In the spirit of Advent, Theos has published researchrevealing that 52% of Britons believe that the birth of Christ is significant to them personally and 72% of people think that it remains significant culturally.
It’s hardly a picture of a determinedly secular society, is it? The question is, what exactly does this snapshot reveal about the state of the nation’s religious commitment?
Firstly, the extent of religious belief and uncertainly will undoubtedly surprise some people. Despite what some atheists like to claim, it’s clear that, for many people, religious belief cannot be explained away so easily. The secular narrative often used to describe society is neither accurate nor sufficient for people.
Secondly, the state of religious belief in Britain is less uniform than in the past. Globalisation and migration, as well as the influence of post-modernity, has resulted not only in an increase of other faith commitments but also a tendency amongst people to ‘pick and mix’ between different elements of and within those faiths. It’s striking, for example, that people are more likely to believe in the virgin birth than angels. Only 28% believe the Bible’s account of angels visiting shepherds to announce the birth of Christ actually happened, compared with 32% who think it is fictional.
If people think that the birth of Christ is significant, we are compelled to address a deeper question: How is the birth of Christ significant?
Culturally, people see the birth of Christ, as celebrated as in Christmas, as deeply and profoundly intertwined with our identity. In politics, law, economics, culture, education and health care, Christianity has shaped the society of which we are members. Secularists usually respond by arguing that these cultural ‘gifts’ exist independently of Christ’s birth, but the historical record points in the opposite direction. In his excellent book, The Rise of Christianity the sociologist of religion Rodney Stark observes how early Christianity challenged the status quo and championed the inherent dignity of women, slaves, the disabled and unborn. The birth of Christ, as the lives of William Wilberforce and Martin Luther King illustrate, has encouraged not only personal conversion but extraordinary social activism and reformation.
In personal terms, the birth of Christ is significant because in Christ we see both who God is and what it is to be truly human. The gospel evangelists explain how Christ is ‘Emmanuel’ (meaning, ‘God with us’). In Christ, we have the ultimate revelation of God. If we want to know what God looks like, the gospels invite us to look at Christ. Similarly, in Christ we have the ultimate expression of what it is to be authentically human. If we want to know what it is to be fully human, the gospels invite us to look at Christ.

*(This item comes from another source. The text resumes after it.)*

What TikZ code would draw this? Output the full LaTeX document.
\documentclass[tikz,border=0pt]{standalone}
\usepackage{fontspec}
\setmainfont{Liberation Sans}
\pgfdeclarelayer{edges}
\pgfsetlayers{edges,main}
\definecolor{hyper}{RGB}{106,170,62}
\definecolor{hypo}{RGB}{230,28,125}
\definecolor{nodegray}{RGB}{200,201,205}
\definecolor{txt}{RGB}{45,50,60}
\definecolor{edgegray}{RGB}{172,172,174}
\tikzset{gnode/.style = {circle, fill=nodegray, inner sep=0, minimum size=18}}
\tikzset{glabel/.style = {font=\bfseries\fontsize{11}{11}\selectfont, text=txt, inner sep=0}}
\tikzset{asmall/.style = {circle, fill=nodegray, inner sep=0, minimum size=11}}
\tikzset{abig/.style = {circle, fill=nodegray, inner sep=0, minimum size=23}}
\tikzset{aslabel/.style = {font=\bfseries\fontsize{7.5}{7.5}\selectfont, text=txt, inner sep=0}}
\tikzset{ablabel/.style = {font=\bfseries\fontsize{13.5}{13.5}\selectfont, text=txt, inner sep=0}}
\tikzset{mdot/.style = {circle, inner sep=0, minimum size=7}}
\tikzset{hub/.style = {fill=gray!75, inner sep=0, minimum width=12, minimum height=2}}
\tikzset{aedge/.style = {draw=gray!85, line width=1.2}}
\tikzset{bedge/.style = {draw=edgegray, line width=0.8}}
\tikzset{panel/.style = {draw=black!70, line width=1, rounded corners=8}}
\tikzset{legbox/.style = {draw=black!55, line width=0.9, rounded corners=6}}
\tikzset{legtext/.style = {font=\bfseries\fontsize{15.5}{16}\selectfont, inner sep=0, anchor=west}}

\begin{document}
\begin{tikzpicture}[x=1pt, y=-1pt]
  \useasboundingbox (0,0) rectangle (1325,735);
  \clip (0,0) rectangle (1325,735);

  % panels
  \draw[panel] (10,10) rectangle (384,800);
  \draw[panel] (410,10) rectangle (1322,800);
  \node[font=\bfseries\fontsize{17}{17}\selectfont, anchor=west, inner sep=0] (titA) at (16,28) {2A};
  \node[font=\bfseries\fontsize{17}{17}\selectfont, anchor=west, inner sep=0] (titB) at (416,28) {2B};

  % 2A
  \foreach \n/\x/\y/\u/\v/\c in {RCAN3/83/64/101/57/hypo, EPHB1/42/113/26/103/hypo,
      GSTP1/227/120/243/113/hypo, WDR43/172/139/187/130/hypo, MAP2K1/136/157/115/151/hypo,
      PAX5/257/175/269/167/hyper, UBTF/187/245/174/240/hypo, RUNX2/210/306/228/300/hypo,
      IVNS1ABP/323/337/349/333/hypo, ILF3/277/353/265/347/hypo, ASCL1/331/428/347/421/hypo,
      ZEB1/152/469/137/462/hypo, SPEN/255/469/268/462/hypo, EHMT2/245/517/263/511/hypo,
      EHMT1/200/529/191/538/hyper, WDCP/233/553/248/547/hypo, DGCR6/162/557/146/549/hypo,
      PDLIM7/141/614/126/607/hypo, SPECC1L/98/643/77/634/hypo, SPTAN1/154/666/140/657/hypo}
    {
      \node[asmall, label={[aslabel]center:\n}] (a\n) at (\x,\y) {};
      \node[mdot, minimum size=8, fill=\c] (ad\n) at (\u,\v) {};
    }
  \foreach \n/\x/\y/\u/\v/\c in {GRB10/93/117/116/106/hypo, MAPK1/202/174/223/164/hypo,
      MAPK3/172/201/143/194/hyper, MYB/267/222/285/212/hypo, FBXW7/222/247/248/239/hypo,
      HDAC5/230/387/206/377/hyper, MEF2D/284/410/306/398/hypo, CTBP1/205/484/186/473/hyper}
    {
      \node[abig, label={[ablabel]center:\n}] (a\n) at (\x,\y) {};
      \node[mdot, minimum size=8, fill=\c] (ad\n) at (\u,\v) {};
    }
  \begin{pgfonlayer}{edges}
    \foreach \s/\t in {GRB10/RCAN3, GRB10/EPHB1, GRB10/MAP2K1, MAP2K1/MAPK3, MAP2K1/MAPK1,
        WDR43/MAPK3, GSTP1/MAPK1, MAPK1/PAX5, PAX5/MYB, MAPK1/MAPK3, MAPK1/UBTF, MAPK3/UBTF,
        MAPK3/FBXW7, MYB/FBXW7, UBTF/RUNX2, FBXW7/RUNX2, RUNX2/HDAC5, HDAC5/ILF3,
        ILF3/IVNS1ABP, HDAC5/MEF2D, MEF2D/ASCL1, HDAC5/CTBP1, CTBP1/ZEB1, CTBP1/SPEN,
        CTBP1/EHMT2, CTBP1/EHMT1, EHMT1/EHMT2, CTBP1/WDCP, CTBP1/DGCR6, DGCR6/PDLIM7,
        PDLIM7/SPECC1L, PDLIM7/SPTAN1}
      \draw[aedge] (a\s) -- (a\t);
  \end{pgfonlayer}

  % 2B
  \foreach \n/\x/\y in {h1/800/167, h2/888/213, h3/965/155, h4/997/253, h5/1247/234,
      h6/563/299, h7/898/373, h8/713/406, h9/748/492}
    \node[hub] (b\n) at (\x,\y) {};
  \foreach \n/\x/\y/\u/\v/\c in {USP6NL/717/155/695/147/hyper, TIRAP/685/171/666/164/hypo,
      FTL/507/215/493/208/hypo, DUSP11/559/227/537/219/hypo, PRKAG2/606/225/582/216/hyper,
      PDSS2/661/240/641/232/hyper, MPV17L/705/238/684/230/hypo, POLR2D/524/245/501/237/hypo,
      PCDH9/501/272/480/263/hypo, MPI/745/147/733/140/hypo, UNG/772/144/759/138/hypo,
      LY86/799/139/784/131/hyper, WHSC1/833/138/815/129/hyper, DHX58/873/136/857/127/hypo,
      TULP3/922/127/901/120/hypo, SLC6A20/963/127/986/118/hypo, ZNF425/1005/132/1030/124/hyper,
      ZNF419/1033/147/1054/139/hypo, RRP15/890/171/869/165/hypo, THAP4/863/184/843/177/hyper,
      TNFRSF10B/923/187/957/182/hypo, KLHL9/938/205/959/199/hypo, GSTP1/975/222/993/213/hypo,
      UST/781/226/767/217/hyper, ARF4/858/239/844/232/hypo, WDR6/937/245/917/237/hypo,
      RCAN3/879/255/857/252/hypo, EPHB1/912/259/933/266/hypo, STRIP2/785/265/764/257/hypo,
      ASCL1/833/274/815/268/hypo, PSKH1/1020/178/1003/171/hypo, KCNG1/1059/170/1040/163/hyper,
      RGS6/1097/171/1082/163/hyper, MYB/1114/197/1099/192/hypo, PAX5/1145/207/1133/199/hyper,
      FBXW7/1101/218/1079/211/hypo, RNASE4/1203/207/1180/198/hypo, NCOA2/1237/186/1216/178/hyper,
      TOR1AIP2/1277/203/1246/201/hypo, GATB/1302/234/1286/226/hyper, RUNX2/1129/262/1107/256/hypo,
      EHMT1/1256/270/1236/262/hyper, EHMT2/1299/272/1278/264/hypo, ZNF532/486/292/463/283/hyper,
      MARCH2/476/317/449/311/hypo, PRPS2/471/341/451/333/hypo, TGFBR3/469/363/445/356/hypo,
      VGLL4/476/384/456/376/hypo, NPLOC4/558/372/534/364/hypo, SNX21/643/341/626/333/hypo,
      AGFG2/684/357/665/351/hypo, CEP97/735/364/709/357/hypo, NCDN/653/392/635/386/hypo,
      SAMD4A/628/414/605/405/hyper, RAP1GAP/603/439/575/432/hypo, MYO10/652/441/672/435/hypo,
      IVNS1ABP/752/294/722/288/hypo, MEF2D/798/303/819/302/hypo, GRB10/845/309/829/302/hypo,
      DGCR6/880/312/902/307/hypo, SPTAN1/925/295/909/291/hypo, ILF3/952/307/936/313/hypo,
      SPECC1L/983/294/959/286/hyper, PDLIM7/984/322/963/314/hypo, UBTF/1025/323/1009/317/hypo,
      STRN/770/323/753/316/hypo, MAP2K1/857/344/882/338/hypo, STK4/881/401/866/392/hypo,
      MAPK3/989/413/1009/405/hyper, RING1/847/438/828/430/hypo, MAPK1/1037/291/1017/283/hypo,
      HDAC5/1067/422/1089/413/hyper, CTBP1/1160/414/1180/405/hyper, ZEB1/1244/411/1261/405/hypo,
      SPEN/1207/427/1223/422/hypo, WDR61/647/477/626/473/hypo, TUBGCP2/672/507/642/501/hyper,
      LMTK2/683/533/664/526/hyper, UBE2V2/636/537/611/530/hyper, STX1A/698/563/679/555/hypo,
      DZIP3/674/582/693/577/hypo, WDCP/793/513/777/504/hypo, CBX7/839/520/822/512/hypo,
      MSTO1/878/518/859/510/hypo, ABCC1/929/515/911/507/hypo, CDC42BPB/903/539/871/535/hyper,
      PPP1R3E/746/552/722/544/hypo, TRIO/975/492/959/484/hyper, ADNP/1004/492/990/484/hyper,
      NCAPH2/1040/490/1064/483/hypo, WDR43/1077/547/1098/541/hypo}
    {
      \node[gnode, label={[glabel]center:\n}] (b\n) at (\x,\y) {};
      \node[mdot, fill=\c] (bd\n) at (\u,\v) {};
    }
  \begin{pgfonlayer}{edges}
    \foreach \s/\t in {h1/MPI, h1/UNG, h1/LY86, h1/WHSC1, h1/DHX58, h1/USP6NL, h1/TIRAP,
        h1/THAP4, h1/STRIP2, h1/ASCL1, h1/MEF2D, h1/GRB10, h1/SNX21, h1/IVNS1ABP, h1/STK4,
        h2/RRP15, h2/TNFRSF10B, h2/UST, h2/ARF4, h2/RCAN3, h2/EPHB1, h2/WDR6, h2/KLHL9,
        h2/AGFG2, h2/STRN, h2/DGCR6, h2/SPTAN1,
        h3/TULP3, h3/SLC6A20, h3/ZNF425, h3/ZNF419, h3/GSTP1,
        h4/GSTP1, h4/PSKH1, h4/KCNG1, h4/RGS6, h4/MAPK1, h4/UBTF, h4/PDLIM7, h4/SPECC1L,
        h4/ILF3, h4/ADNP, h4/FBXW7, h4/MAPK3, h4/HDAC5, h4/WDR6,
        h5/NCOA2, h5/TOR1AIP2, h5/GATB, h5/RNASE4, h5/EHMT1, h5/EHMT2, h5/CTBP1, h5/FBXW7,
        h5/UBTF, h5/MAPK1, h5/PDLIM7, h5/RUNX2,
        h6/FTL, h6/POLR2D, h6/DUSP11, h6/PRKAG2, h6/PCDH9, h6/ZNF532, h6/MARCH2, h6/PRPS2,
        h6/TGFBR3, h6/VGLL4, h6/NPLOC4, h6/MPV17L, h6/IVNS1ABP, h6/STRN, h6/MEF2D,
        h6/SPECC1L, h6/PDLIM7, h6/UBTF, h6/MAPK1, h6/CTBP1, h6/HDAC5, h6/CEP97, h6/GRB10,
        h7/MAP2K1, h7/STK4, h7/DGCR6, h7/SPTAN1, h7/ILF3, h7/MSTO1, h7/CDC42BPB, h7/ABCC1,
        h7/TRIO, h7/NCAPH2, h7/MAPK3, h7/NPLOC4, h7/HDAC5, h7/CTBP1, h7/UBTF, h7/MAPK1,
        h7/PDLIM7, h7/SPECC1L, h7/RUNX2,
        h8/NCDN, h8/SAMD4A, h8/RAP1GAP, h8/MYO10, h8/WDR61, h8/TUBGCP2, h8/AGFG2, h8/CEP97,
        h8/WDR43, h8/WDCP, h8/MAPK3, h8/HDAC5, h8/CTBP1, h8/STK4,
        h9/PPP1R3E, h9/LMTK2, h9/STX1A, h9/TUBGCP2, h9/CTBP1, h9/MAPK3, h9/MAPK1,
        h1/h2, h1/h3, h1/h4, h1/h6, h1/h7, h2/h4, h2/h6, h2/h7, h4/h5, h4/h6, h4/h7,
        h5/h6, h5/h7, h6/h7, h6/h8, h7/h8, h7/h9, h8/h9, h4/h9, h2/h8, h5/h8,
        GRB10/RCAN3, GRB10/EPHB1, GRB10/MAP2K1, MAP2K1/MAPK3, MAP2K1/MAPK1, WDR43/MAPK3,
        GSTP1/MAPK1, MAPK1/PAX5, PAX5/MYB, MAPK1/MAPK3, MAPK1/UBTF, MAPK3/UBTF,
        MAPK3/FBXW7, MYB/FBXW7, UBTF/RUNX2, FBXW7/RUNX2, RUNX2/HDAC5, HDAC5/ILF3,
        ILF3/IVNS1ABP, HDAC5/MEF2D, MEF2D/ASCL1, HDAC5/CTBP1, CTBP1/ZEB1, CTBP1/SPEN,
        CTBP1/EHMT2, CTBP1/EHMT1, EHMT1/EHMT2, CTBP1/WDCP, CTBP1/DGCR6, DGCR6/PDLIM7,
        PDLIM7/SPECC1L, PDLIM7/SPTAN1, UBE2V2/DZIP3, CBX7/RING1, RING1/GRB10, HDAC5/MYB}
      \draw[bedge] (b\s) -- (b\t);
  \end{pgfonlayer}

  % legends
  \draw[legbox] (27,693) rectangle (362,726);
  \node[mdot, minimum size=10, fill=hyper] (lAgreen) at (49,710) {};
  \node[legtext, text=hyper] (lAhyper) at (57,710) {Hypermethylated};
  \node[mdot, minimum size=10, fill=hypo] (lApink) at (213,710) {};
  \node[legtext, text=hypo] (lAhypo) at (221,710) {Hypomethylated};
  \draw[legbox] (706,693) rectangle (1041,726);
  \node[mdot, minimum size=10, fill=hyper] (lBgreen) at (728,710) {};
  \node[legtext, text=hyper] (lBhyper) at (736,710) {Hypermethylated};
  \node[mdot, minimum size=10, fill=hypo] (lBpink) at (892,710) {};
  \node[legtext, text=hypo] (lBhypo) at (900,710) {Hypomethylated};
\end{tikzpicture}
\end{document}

I’m not pretending that all who think Christ’s birth is significant culturally or personally will necessarily articulate their answer in those terms. But equally we shouldn’t simply dismiss their profession of faith as shallow or disingenuous. In periods of financial uncertainty, when there is concern about losing jobs or homes, perhaps people are more open to thinking about life’s ultimate questions. The Christmas story stands as a compelling response to those questions.